Angelino Alfano, ministro dell’interno e vicepresidente del consiglio, supera se stesso: l'”eroe” del caso Shalabayeva – che pochi mesi fa non batté ciglio né tanto meno pensò a dimettersi quando una donna kazaka e sua figlia di 6 anni in fuga dal dittatore Nazarbayev furono consegnate dalla polizia nelle mani del loro persecutore – ora ha scelto il porto turistico di San Leone ad Agrigento, poche decine di metri dal portone di casa sua, per mettere in scena (l’appuntamento è per questo pomeriggio) i finti funerali dei morti di Lampedusa.

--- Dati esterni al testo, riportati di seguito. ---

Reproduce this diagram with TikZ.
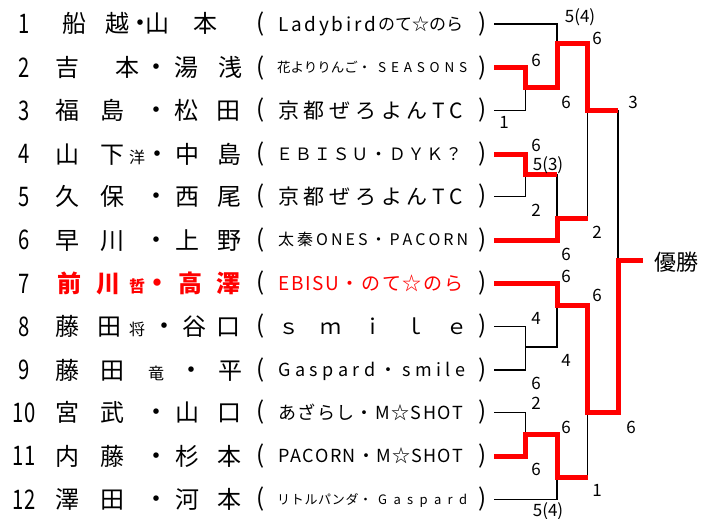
\documentclass[tikz,border=0pt]{standalone}
\usepackage{fontspec}
\usepackage{graphicx}
\setmainfont{Noto Sans CJK JP}
\definecolor{tred}{RGB}{255,0,0}
\newcommand\spreadbox[2]{\makebox[#1pt]{\sprfirst#2\relax}}
\def\sprfirst#1{#1\sprrest}
\def\sprrest#1{\ifx#1\relax\else\hfill#1\expandafter\sprrest\fi}
\newcommand\dotch{\makebox[6pt][c]{\fontsize{26}{26}\selectfont ・}}
\tikzset{
  blk/.style={line width=1.8pt, black, line join=miter},
  rd/.style={line width=5pt, tred, line join=miter},
  nmch/.style={inner sep=0pt, anchor=base, font=\fontsize{24}{24}\selectfont},
  nmsm/.style={inner sep=0pt, anchor=base, font=\fontsize{16}{16}\selectfont},
  paren/.style={inner sep=0pt, anchor=center, font=\fontsize{24}{24}\selectfont},
  score/.style={inner sep=0pt, anchor=center, font=\fontsize{17}{17}\selectfont},
}
\newcommand\namechar[4]{\node[nmch] (#1) at (#2,{#3+9}) {#4};}
\newcommand\namesmall[4]{\node[nmsm] (#1) at (#2,{#3+9}) {#4};}
\newcommand\namered[4]{\node[nmch, text=tred] (#1) at (#2,{#3+9}) {\bfseries #4};}
\newcommand\namesmallred[4]{\node[nmsm, text=tred] (#1) at (#2,{#3+9}) {\bfseries #4};}
\newcommand\teamtxt[6][black]{\node[inner sep=0pt, anchor=base west, text=#1, font=\fontsize{#5}{#5}\selectfont] (#2) at (#3,{#4+0.37*#5}) {#6};}
\newcommand\rnum[3]{\node[inner sep=0pt, anchor=base, font=\fontsize{27}{27}\selectfont] (#1) at (24,{#2+9.9}) {\scalebox{0.75}[1]{#3}};}
\newcommand\scorelbl[4]{\node[score] (#1) at (#2,#3) {#4};}
\newcommand\parens[2]{\node[paren] (pl#1) at (261,#2) {(}; \node[paren] (pr#1) at (483,#2) {)};}
\begin{document}
\begin{tikzpicture}[x=1pt,y=-1pt]
\fill[white] (0,0) rectangle (713,519);
\useasboundingbox (0,0) rectangle (713,519);
% row numbers
\rnum{k1}{24}{1}
\rnum{k2}{68}{2}
\rnum{k3}{110.5}{3}
\rnum{k4}{154}{4}
\rnum{k5}{196.5}{5}
\rnum{k6}{240}{6}
\rnum{k7}{283.5}{7}
\rnum{k8}{326.5}{8}
\rnum{k9}{370}{9}
\rnum{k10}{412.5}{10}
\rnum{k11}{456}{11}
\rnum{k12}{499.5}{12}
% names
\namechar{n1a}{74}{24}{船}\namechar{n1b}{117}{24}{越}\namechar{n1c}{140}{24}{\dotch}\namechar{n1d}{157}{24}{山}\namechar{n1e}{205}{24}{本}
\namechar{n2a}{68}{68}{吉}\namechar{n2b}{127}{68}{本}\namechar{n2c}{156}{68}{\dotch}\namechar{n2d}{186}{68}{湯}\namechar{n2e}{230}{68}{浅}
\namechar{n3a}{68}{110.5}{福}\namechar{n3b}{112}{110.5}{島}\namechar{n3c}{156}{110.5}{\dotch}\namechar{n3d}{186}{110.5}{松}\namechar{n3e}{228}{110.5}{田}
\namechar{n4a}{68}{154}{山}\namechar{n4b}{112}{154}{下}\namesmall{n4s}{137}{154}{洋}\namechar{n4c}{157}{154}{\dotch}\namechar{n4d}{187}{154}{中}\namechar{n4e}{229}{154}{島}
\namechar{n5a}{68}{196.5}{久}\namechar{n5b}{112}{196.5}{保}\namechar{n5c}{156}{196.5}{\dotch}\namechar{n5d}{187}{196.5}{西}\namechar{n5e}{229}{196.5}{尾}
\namechar{n6a}{68}{240}{早}\namechar{n6b}{112}{240}{川}\namechar{n6c}{156}{240}{\dotch}\namechar{n6d}{187}{240}{上}\namechar{n6e}{229}{240}{野}
\namered{n7a}{69}{283.5}{前}\namered{n7b}{108}{283.5}{川}\namesmallred{n7s}{137}{283.5}{哲}\namered{n7c}{157}{283.5}{\dotch}\namered{n7d}{190}{283.5}{高}\namered{n7e}{228}{283.5}{澤}
\namechar{n8a}{68}{326.5}{藤}\namechar{n8b}{109}{326.5}{田}\namesmall{n8s}{137}{326.5}{将}\namechar{n8c}{164}{326.5}{\dotch}\namechar{n8d}{194}{326.5}{谷}\namechar{n8e}{228}{326.5}{口}
\namechar{n9a}{68}{370}{藤}\namechar{n9b}{112}{370}{田}\namesmall{n9s}{156}{370}{竜}\namechar{n9c}{191}{370}{\dotch}\namechar{n9e}{230}{370}{平}
\namechar{n10a}{68}{412.5}{宮}\namechar{n10b}{112}{412.5}{武}\namechar{n10c}{156}{412.5}{\dotch}\namechar{n10d}{187}{412.5}{山}\namechar{n10e}{229}{412.5}{口}
\namechar{n11a}{68}{456}{内}\namechar{n11b}{112}{456}{藤}\namechar{n11c}{156}{456}{\dotch}\namechar{n11d}{187}{456}{杉}\namechar{n11e}{229}{456}{本}
\namechar{n12a}{68}{499.5}{澤}\namechar{n12b}{112}{499.5}{田}\namechar{n12c}{156}{499.5}{\dotch}\namechar{n12d}{187}{499.5}{河}\namechar{n12e}{229}{499.5}{本}
% parentheses
\parens{1}{24}\parens{2}{68}\parens{3}{110.5}\parens{4}{154}\parens{5}{196.5}\parens{6}{240}
\parens{7}{283.5}\parens{8}{326.5}\parens{9}{370}\parens{10}{412.5}\parens{11}{456}\parens{12}{499.5}
% teams
\teamtxt{t1a}{278}{24}{19}{\spreadbox{98}{Ladybird}}
\teamtxt{t1b}{378}{24}{17}{のて☆のら}
\teamtxt{t2a}{277}{68}{13.5}{花よりりんご・}
\teamtxt{t2b}{378}{68}{13.5}{\spreadbox{89}{SEASONS}}
\teamtxt{t3}{278}{110.5}{21}{\spreadbox{185}{京都ぜろよんTC}}
\teamtxt{t4}{276}{154}{17}{\spreadbox{186}{ＥＢＩＳＵ・ＤＹＫ？}}
\teamtxt{t5}{278}{196.5}{21}{\spreadbox{185}{京都ぜろよんTC}}
\teamtxt{t6}{278}{240}{16}{\spreadbox{190}{太秦ONES・PACORN}}
\teamtxt[tred]{t7}{278}{283.5}{19}{\spreadbox{185}{EBISU・のて☆のら}}
\teamtxt{t8}{278}{326.5}{21}{\spreadbox{189}{ｓｍｉｌｅ}}
\teamtxt{t9}{278}{370}{18}{\spreadbox{187}{Gaspard・smile}}
\teamtxt{t10}{278}{412.5}{18}{\spreadbox{185}{あざらし・M☆SHOT}}
\teamtxt{t11}{278}{456}{18}{\spreadbox{185}{PACORN・M☆SHOT}}
\teamtxt{t12a}{277}{499.5}{13}{\spreadbox{95}{リトルパンダ・}}
\teamtxt{t12b}{378}{499.5}{13}{\spreadbox{89}{Gaspard}}
% bracket start points
\foreach \i/\yy in {1/24,2/68,3/110.5,4/154,5/196.5,6/240,7/283.5,8/326.5,9/370,10/412.5,11/456,12/499.5}
  \coordinate (e\i) at (494,\yy);
% black lines
\draw[blk] (e1) -- (557,24) -- (557,44);
\draw[blk] (e3) -- (525.5,110.5) -- (525.5,88);
\draw[blk] (e5) -- (525.5,196.5) -- (525.5,174);
\draw[blk] (557,174) -- (557,218);
\draw[blk] (587.5,110.5) -- (587.5,218);
\draw[blk] (618,110.5) -- (618,260);
\draw[blk] (e8) -- (525.5,326.5) -- (525.5,347) -- (557,347) -- (557,305);
\draw[blk] (e9) -- (525.5,370) -- (525.5,347);
\draw[blk] (e10) -- (525.5,412.5) -- (525.5,434);
\draw[blk] (e12) -- (557,499.5) -- (557,477);
\draw[blk] (587.5,477) -- (587.5,412.5);
% red lines
\draw[rd] (e2) -- (525.5,68) -- (525.5,88) -- (557,88) -- (557,44) -- (587.5,44) -- (587.5,110.5) -- (618,110.5);
\draw[rd] (e4) -- (525.5,154) -- (525.5,174) -- (557,174);
\draw[rd] (e6) -- (557,240) -- (557,218) -- (587.5,218);
\draw[rd] (e7) -- (557,283.5) -- (557,305) -- (587.5,305) -- (587.5,412.5) -- (618,412.5) -- (618,260) -- (643,260);
\draw[rd] (e11) -- (525.5,456) -- (525.5,434) -- (557,434) -- (557,477) -- (587.5,477);
% scores
\scorelbl{s1}{580}{17}{5(4)}
\scorelbl{s2}{597}{38}{6}
\scorelbl{s3}{536}{60}{6}
\scorelbl{s4}{566}{102}{6}
\scorelbl{s5}{504}{122}{1}
\scorelbl{s6}{633}{102}{3}
\scorelbl{s7}{536}{145}{6}
\scorelbl{s8}{548}{165}{5(3)}
\scorelbl{s9}{536}{210}{2}
\scorelbl{s10}{597}{232}{2}
\scorelbl{s11}{566}{254}{6}
\scorelbl{s12}{566}{276}{6}
\scorelbl{s13}{597}{295}{6}
\scorelbl{s14}{536}{318}{4}
\scorelbl{s15}{566}{360}{4}
\scorelbl{s16}{536}{383}{6}
\scorelbl{s17}{536}{403}{2}
\scorelbl{s18}{566}{427}{6}
\scorelbl{s19}{631}{427}{6}
\scorelbl{s20}{536}{469}{6}
\scorelbl{s21}{597}{490}{1}
\scorelbl{s22}{548}{511}{5(4)}
\node[inner sep=0pt, anchor=center, font=\fontsize{22}{22}\selectfont] (win) at (676,262) {優勝};
\end{tikzpicture}
\end{document}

Finti perché malgrado la richiesta del Sindaco di Lampedusa Giusi Nicolini, e le promesse “da marinaio” del presidente del Consiglio, di tenere sull’isola delle solenni esequie di Stato, minimo atto dovuto dell’Italia di fronte a una tragedia immensa accaduta a casa nostra, invece quello di Agrigento sarà solo uno spot pubblicitario per il suddetto Alfano: non ci saranno i “corpi del delitto”, seppelliti in tutta fretta nei giorni scorsi con soltanto un numero a distinguerli uno dall’altro; non ci saranno i familiari delle quasi 400 vittime, che per giorni hanno aspettato invano di “riconoscere” (come peraltro prescrive la legge) e di salutare un’ultima volta i loro figli, fratelli, genitori; ci sarà invece, con Alfano e con l’altro ministro Kyenge, una bella sfilza di “autorità” ben felici di esibire facce contrite e qualche lacrima davanti alle telecamere di tg e talk-show.
Una vergogna, un’ulteriore vergogna che si somma a quella già conclamata di un Paese come il nostro, comunque tra i più ricchi e potenti del mondo, incapace di difendere dalla morte e di accogliere con decenza non milioni, ma qualche migliaio di donne e uomini africani che scappano da guerre e persecuzioni. Di un Paese che per anni, per colpa prevalente della destra ma senza che la sinistra si sia battuta davvero per scelte differenti, ha gestito il tema dell’immigrazione e quello specifico e distinto dei richiedenti asilo con politiche irresponsabili, basate su un assunto esclusivamente securitario e dai risvolti, così nel caso dei respingimenti in mare, obiettivamente criminali.
Alla farsa organizzata da Alfano parteciperà tra gli altri come “ospite d’onore” anche l’ambasciatore eritreo in Italia, Zemede Tekle Woldetatios. Presenza istituzionalmente inevitabile? Può darsi, certo presenza imbarazzante, che aggiunge alla messa in scena un che ulteriore di lugubre. Perché il regime eritreo del dittatore Afewerki, che ha meritato al Paese il titolo di “Nord Corea d’Africa”, è uno dei più illiberali e repressivi del mondo; perché sebbene abbia costretto alla fuga un quarto del suo popolo, però ufficialmente nega che vi sia una solo eritreo emigrato (la televisione del regime non ha mai dato notizia che i morti di Lampedusa fossero in maggioranza eritrei); perché infine secondo più di una testimonianza e secondo la denuncia messa nero su bianco in una lettera a Cécile Kyenge da don Mussie Zerai – il prete eritreo da anni impegnato per aiutare i suoi connazionali che cercano rifugio in Europa – lo stesso ambasciatore nei giorni scorsi “si aggirava a Lampedusa tra i richiedenti asilo, raccogliendo dati e fotografie per la schedatura dei fuggitivi”.
Dunque: nel cortile di casa sua Angelino Alfano celebrerà oggi questa farsa indegna, “concelebrante” l’emissario ufficiale di quel regime che ha perseguitato e messo in fuga molti dei morti di Lampedusa. Copertura mediatica larga e generosa, buono spettacolo a tutti.